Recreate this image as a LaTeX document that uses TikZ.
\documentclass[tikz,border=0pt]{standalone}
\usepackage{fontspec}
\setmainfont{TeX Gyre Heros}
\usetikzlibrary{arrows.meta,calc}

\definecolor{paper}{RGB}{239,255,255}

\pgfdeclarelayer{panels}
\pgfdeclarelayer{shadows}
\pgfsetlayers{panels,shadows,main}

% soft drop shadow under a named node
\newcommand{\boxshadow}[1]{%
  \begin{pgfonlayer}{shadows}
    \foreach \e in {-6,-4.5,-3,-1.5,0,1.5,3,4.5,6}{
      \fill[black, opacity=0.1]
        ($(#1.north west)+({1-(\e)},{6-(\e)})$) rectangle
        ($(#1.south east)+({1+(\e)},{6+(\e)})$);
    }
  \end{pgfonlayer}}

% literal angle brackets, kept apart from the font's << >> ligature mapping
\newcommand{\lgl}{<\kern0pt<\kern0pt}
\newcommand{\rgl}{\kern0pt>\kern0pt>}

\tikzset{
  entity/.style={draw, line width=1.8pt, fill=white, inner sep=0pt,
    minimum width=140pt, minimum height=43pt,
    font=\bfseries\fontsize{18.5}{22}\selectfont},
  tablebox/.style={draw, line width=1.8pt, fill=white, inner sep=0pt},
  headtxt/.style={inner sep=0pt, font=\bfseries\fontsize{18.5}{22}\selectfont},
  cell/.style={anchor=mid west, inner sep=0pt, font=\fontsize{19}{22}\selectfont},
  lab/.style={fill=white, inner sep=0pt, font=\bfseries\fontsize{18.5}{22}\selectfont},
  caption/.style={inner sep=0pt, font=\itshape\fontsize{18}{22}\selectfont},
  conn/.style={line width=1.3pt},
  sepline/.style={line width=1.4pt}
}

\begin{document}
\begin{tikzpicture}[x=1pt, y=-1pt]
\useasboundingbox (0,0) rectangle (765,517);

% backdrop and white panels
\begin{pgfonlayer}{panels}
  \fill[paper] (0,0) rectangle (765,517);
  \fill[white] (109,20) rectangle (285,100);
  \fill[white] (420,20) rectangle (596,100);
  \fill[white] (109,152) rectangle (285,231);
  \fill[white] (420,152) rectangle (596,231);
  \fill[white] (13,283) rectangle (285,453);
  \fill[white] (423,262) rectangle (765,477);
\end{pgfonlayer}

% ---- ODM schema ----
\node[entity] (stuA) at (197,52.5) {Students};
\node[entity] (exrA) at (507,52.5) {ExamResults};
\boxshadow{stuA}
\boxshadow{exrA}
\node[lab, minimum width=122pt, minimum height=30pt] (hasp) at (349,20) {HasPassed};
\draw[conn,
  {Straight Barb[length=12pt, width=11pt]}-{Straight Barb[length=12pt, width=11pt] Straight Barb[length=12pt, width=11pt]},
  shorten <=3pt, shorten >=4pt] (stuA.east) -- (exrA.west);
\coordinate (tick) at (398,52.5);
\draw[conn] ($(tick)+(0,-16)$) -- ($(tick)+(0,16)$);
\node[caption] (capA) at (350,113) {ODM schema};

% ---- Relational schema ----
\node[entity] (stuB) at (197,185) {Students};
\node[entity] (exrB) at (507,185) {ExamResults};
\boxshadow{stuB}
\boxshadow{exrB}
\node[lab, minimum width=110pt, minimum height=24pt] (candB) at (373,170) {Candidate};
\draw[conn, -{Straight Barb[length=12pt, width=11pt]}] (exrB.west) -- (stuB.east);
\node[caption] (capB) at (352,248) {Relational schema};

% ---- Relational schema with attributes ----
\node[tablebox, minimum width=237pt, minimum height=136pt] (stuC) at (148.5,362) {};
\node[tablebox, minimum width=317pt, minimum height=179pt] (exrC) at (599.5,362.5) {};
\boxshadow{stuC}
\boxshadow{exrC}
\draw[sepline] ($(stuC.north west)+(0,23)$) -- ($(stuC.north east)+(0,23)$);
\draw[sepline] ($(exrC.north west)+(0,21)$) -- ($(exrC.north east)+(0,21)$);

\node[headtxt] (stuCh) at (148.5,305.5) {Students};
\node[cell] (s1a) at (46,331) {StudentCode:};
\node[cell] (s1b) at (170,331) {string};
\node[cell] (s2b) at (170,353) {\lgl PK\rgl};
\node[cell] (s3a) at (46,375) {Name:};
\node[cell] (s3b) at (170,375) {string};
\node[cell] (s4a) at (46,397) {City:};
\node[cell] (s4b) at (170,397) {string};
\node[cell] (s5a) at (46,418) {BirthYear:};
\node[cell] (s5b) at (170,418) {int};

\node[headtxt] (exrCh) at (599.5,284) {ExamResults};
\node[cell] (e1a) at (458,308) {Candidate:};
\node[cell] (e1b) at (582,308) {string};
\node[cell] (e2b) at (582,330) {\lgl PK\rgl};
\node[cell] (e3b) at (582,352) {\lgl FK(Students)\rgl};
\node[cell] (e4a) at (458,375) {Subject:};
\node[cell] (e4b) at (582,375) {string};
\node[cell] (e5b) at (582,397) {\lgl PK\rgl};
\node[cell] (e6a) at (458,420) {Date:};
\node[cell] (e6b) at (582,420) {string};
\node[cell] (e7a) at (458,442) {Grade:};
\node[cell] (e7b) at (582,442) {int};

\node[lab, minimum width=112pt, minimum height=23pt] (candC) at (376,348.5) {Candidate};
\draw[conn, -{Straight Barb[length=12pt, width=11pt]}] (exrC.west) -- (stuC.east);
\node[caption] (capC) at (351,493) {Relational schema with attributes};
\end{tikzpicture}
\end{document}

Written request: Reproduce the data shown above exactly.

Answer to this exercise:
Recreate this image as a LaTeX document that uses TikZ.
\documentclass[tikz,border=0pt]{standalone}
\usepackage{fontspec}
\setmainfont{TeX Gyre Heros}
\usetikzlibrary{arrows.meta,calc}

\definecolor{paper}{RGB}{239,255,255}

\pgfdeclarelayer{panels}
\pgfdeclarelayer{shadows}
\pgfsetlayers{panels,shadows,main}

% soft drop shadow under a named node
\newcommand{\boxshadow}[1]{%
  \begin{pgfonlayer}{shadows}
    \foreach \e in {-6,-4.5,-3,-1.5,0,1.5,3,4.5,6}{
      \fill[black, opacity=0.1]
        ($(#1.north west)+({1-(\e)},{6-(\e)})$) rectangle
        ($(#1.south east)+({1+(\e)},{6+(\e)})$);
    }
  \end{pgfonlayer}}

% literal angle brackets, kept apart from the font's << >> ligature mapping
\newcommand{\lgl}{<\kern0pt<\kern0pt}
\newcommand{\rgl}{\kern0pt>\kern0pt>}

\tikzset{
  entity/.style={draw, line width=1.8pt, fill=white, inner sep=0pt,
    minimum width=140pt, minimum height=43pt,
    font=\bfseries\fontsize{18.5}{22}\selectfont},
  tablebox/.style={draw, line width=1.8pt, fill=white, inner sep=0pt},
  headtxt/.style={inner sep=0pt, font=\bfseries\fontsize{18.5}{22}\selectfont},
  cell/.style={anchor=mid west, inner sep=0pt, font=\fontsize{19}{22}\selectfont},
  lab/.style={fill=white, inner sep=0pt, font=\bfseries\fontsize{18.5}{22}\selectfont},
  caption/.style={inner sep=0pt, font=\itshape\fontsize{18}{22}\selectfont},
  conn/.style={line width=1.3pt},
  sepline/.style={line width=1.4pt}
}

\begin{document}
\begin{tikzpicture}[x=1pt, y=-1pt]
\useasboundingbox (0,0) rectangle (765,517);

% backdrop and white panels
\begin{pgfonlayer}{panels}
  \fill[paper] (0,0) rectangle (765,517);
  \fill[white] (109,20) rectangle (285,100);
  \fill[white] (420,20) rectangle (596,100);
  \fill[white] (109,152) rectangle (285,231);
  \fill[white] (420,152) rectangle (596,231);
  \fill[white] (13,283) rectangle (285,453);
  \fill[white] (423,262) rectangle (765,477);
\end{pgfonlayer}

% ---- ODM schema ----
\node[entity] (stuA) at (197,52.5) {Students};
\node[entity] (exrA) at (507,52.5) {ExamResults};
\boxshadow{stuA}
\boxshadow{exrA}
\node[lab, minimum width=122pt, minimum height=30pt] (hasp) at (349,20) {HasPassed};
\draw[conn,
  {Straight Barb[length=12pt, width=11pt]}-{Straight Barb[length=12pt, width=11pt] Straight Barb[length=12pt, width=11pt]},
  shorten <=3pt, shorten >=4pt] (stuA.east) -- (exrA.west);
\coordinate (tick) at (398,52.5);
\draw[conn] ($(tick)+(0,-16)$) -- ($(tick)+(0,16)$);
\node[caption] (capA) at (350,113) {ODM schema};

% ---- Relational schema ----
\node[entity] (stuB) at (197,185) {Students};
\node[entity] (exrB) at (507,185) {ExamResults};
\boxshadow{stuB}
\boxshadow{exrB}
\node[lab, minimum width=110pt, minimum height=24pt] (candB) at (373,170) {Candidate};
\draw[conn, -{Straight Barb[length=12pt, width=11pt]}] (exrB.west) -- (stuB.east);
\node[caption] (capB) at (352,248) {Relational schema};

% ---- Relational schema with attributes ----
\node[tablebox, minimum width=237pt, minimum height=136pt] (stuC) at (148.5,362) {};
\node[tablebox, minimum width=317pt, minimum height=179pt] (exrC) at (599.5,362.5) {};
\boxshadow{stuC}
\boxshadow{exrC}
\draw[sepline] ($(stuC.north west)+(0,23)$) -- ($(stuC.north east)+(0,23)$);
\draw[sepline] ($(exrC.north west)+(0,21)$) -- ($(exrC.north east)+(0,21)$);

\node[headtxt] (stuCh) at (148.5,305.5) {Students};
\node[cell] (s1a) at (46,331) {StudentCode:};
\node[cell] (s1b) at (170,331) {string};
\node[cell] (s2b) at (170,353) {\lgl PK\rgl};
\node[cell] (s3a) at (46,375) {Name:};
\node[cell] (s3b) at (170,375) {string};
\node[cell] (s4a) at (46,397) {City:};
\node[cell] (s4b) at (170,397) {string};
\node[cell] (s5a) at (46,418) {BirthYear:};
\node[cell] (s5b) at (170,418) {int};

\node[headtxt] (exrCh) at (599.5,284) {ExamResults};
\node[cell] (e1a) at (458,308) {Candidate:};
\node[cell] (e1b) at (582,308) {string};
\node[cell] (e2b) at (582,330) {\lgl PK\rgl};
\node[cell] (e3b) at (582,352) {\lgl FK(Students)\rgl};
\node[cell] (e4a) at (458,375) {Subject:};
\node[cell] (e4b) at (582,375) {string};
\node[cell] (e5b) at (582,397) {\lgl PK\rgl};
\node[cell] (e6a) at (458,420) {Date:};
\node[cell] (e6b) at (582,420) {string};
\node[cell] (e7a) at (458,442) {Grade:};
\node[cell] (e7b) at (582,442) {int};

\node[lab, minimum width=112pt, minimum height=23pt] (candC) at (376,348.5) {Candidate};
\draw[conn, -{Straight Barb[length=12pt, width=11pt]}] (exrC.west) -- (stuC.east);
\node[caption] (capC) at (351,493) {Relational schema with attributes};
\end{tikzpicture}
\end{document}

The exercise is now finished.